Understanding sys.platform
and platform()
¶
When building Python packages, the system's platform and architecture are often used to determine compatibility. Python provides tools like sys.platform
and platform()
for this purpose:
-
sys.platform
: A string that identifies the operating system. Common values include:"linux"
for Linux systems."darwin"
for macOS."win32"
for Windows.
-
platform.uname()
: Provides detailed system information, including the machine architecture (e.g.,x86_64
,aarch64
).
For example, here is the result of running these on Isambard-AI:
>>> import sys
>>> sys.platform
'linux'
>>> import platform
>>> platform.uname()
uname_result(system='Linux', node='nid001041', release='5.14.21-150500.55.31_13.0.53-cray_shasta_c_64k',
version='#1 SMP Mon Dec 4 22:56:47 UTC 2023 (03d3f83)', machine='aarch64')
>>> platform.uname().machine
'aarch64'
This is particularly useful when inspecting a package's setup.py
or pyproject.toml
to ensure compatibility with aarch64
.
Dependencies¶
In setup.py
look for install_requires()
or requirements.txt
references. Ensure all dependencies are available for aarch64
.
While for pyproject.toml
check for dependencies under [project.dependencies]

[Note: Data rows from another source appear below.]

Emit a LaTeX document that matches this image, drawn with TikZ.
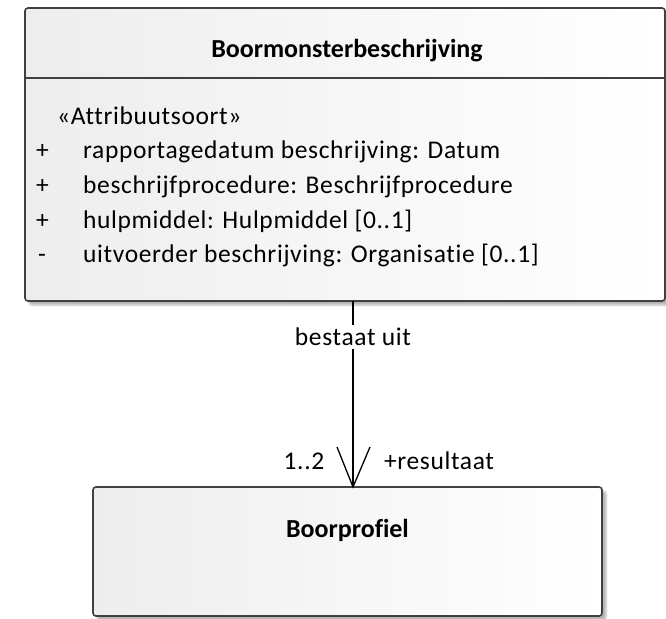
\documentclass[tikz,border=0pt]{standalone}
\usepackage{fontspec}
\setmainfont{Carlito}[Ligatures=NoCommon]
\newfontfamily\regfont[LetterSpace=2.5,Ligatures=NoCommon]{Carlito}
\usetikzlibrary{shadows.blur,calc}
\definecolor{edge}{HTML}{404040}
\tikzset{
  umlbox/.style={draw=edge, line width=1.6pt, rounded corners=3pt, inner sep=0pt, outer sep=0pt,
    left color=black!7, right color=white,
    blur shadow={shadow xshift=4pt, shadow yshift=-4pt, shadow blur steps=6, shadow opacity=30}},
  txt/.style={font=\regfont\fontsize{25.5}{28}\selectfont, inner sep=0pt, anchor=base west},
  ttl/.style={font=\bfseries\fontsize{26}{28}\selectfont, inner sep=0pt, anchor=base},
  lbl/.style={font=\regfont\fontsize{25.5}{28}\selectfont, inner sep=0pt, anchor=base},
  assoc/.style={line width=1.3pt, black},
}
\begin{document}
\begin{tikzpicture}[x=1pt,y=-1pt]
\useasboundingbox (0,0) rectangle (666,618);
% top class
\node[umlbox, minimum width=640pt, minimum height=293pt] (top) at (345,154.5) {};
\coordinate (sepy) at (0,78);
\draw[draw=edge, line width=1.6pt] (top.west |- sepy) -- (top.east |- sepy);
\node[ttl] (title) at (347,58) {Boormonsterbeschrijving};
\node[txt] (st) at (57,124) {«Attribuutsoort»};
\node[txt] (p1) at (36,158) {+};
\node[txt] (a1) at (83,158) {rapportagedatum beschrijving: Datum};
\node[txt] (p2) at (36,193) {+};
\node[txt] (a2) at (83,193) {beschrijfprocedure: Beschrijfprocedure};
\node[txt] (p3) at (36,228) {+};
\node[txt] (a3) at (83,228) {hulpmiddel: Hulpmiddel [0..1]};
\node[txt] (p4) at (38,262) {-};
\node[txt] (a4) at (83,262) {uitvoerder beschrijving: Organisatie [0..1]};
% bottom class
\node[umlbox, minimum width=509pt, minimum height=129pt] (bot) at (347.5,551.5) {};
\node[ttl] (btitle) at (347.5,537) {Boorprofiel};
% association
\coordinate (cx) at (353,0);
\draw[assoc] (cx |- top.south) -- (cx |- bot.north)
  node[lbl, pos=0.24, fill=white, inner ysep=3pt] (name) {bestaat uit};
\coordinate (tip) at (cx |- bot.north);
\draw[assoc] ($(tip)+(-16,-40)$) -- (tip) -- ($(tip)+(17,-40)$);
\node[lbl] (mult) at (304,469) {1..2};
\node[lbl] (role) at (439,469) {+resultaat};
\end{tikzpicture}
\end{document}
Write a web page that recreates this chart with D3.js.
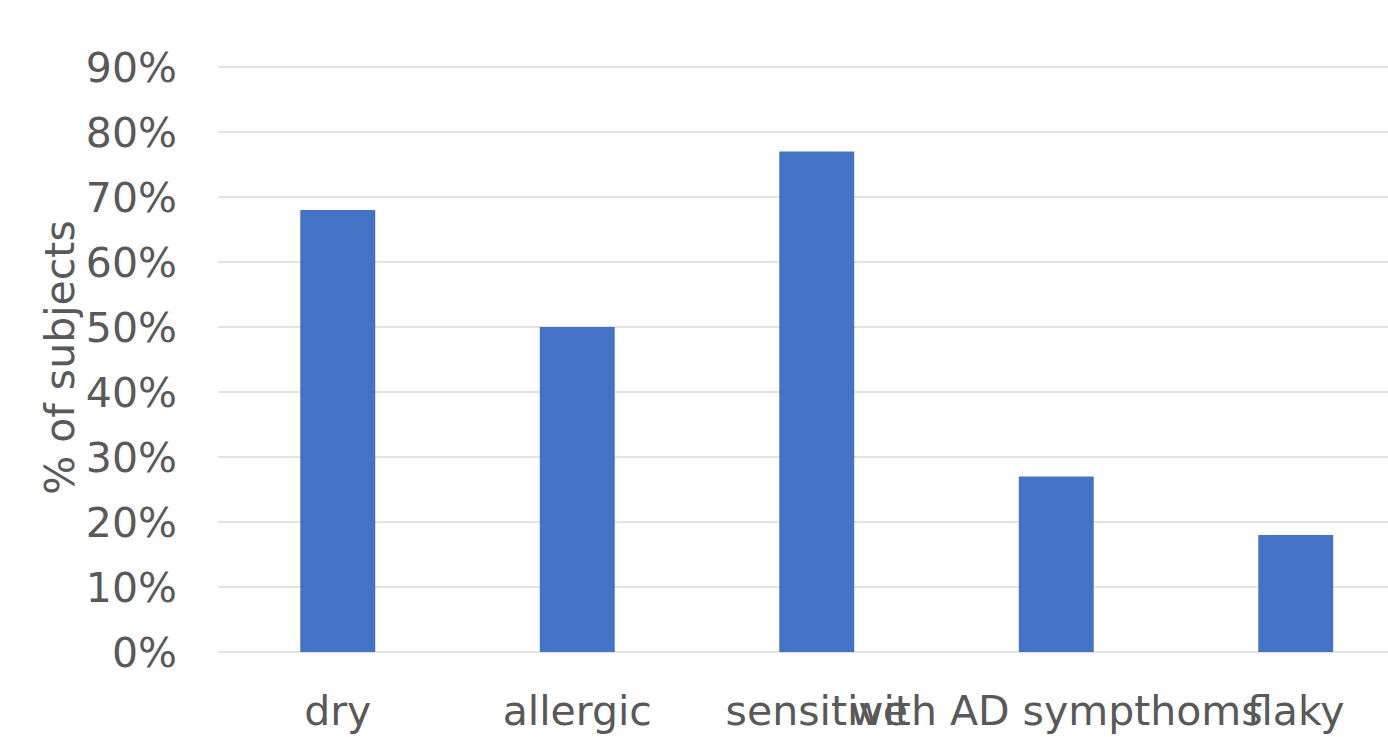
<!DOCTYPE html>
<html>
<head>
<meta charset="utf-8">
<script src="https://cdn.jsdelivr.net/npm/d3@7"></script>
<style>
  html, body { margin: 0; padding: 0; background: #ffffff; }
  svg { display: block; }
  text { font-family: "DejaVu Sans", sans-serif; fill: #595959; }
</style>
</head>
<body>
<svg id="chart" width="1388" height="737"></svg>
<script>
// Share of subjects reporting each skin type
const categories = ["dry", "allergic", "sensitive", "with AD sympthoms", "flaky"];
const values = [0.68, 0.50, 0.77, 0.27, 0.18];
const yTicks = [0, 0.1, 0.2, 0.3, 0.4, 0.5, 0.6, 0.7, 0.8, 0.9];
const yTitle = "% of subjects";

const W = 1388, H = 737;
const margin = { left: 218, top: 67, bottom: 85 };
const plotBottom = H - margin.bottom;
const step = 239.5;

const svg = d3.select("#chart");

const x = d3.scaleBand()
  .domain(categories)
  .range([margin.left, margin.left + step * categories.length])
  .paddingInner(0.687)
  .paddingOuter(0.3435);

const y = d3.scaleLinear()
  .domain([0, 0.9])
  .range([plotBottom, margin.top]);

// Horizontal gridlines
svg.append("g")
  .selectAll("line")
  .data(yTicks)
  .join("line")
  .attr("x1", margin.left)
  .attr("x2", W)
  .attr("y1", d => y(d))
  .attr("y2", d => y(d))
  .attr("stroke", "#d9d9d9")
  .attr("stroke-width", 1.5);

// Bars
svg.append("g")
  .selectAll("rect")
  .data(categories)
  .join("rect")
  .attr("x", d => x(d))
  .attr("width", x.bandwidth())
  .attr("y", (d, i) => y(values[i]))
  .attr("height", (d, i) => y(0) - y(values[i]))
  .attr("fill", "#4472c4");

// Y axis labels
const yAxis = d3.axisLeft(y)
  .tickValues(yTicks)
  .tickFormat(d3.format(".0%"))
  .tickSize(0)
  .tickPadding(0);

svg.append("g")
  .attr("transform", `translate(177,0)`)
  .call(yAxis)
  .call(g => g.select(".domain").remove())
  .call(g => g.selectAll("text")
    .attr("font-size", 41)
    .style("font-family", "DejaVu Sans, sans-serif")
    .attr("fill", "#595959")
    .attr("dy", "0.36em"));

// X axis labels
const xAxis = d3.axisBottom(x).tickSize(0).tickPadding(0);
svg.append("g")
  .attr("transform", `translate(0,${plotBottom})`)
  .call(xAxis)
  .call(g => g.select(".domain").remove())
  .call(g => g.selectAll("text")
    .attr("font-size", 41)
    .style("font-family", "DejaVu Sans, sans-serif")
    .attr("fill", "#595959")
    .attr("y", 73)
    .attr("dy", 0));

// Y axis title
svg.append("text")
  .attr("transform", `translate(74,${(margin.top + plotBottom) / 2 - 2}) rotate(-90)`)
  .attr("text-anchor", "middle")
  .attr("font-size", 41)
  .text(yTitle);
</script>
</body>
</html>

[tool.poetry.dependencies]
or equivalent sections.
CI/CD or Github actions
In a Python package's repository, GitHub Actions workflows often indicate which platforms and architectures the package is built for. You will see wheels are often packaged with a name in the form
{PACKAGE_NAME}-linux_x86_64.whl
Look for .github/workflows
in the repository. For example:
jobs:
build:
runs-on: ubuntu-latest
steps:
- name: Set up Python
uses: actions/setup-python@v2
with:
python-version: "3.8"
- name: Build wheel
run: python3 setup.py bdist_wheel
This can help you determine if aarch64
is supported or if modifications are needed.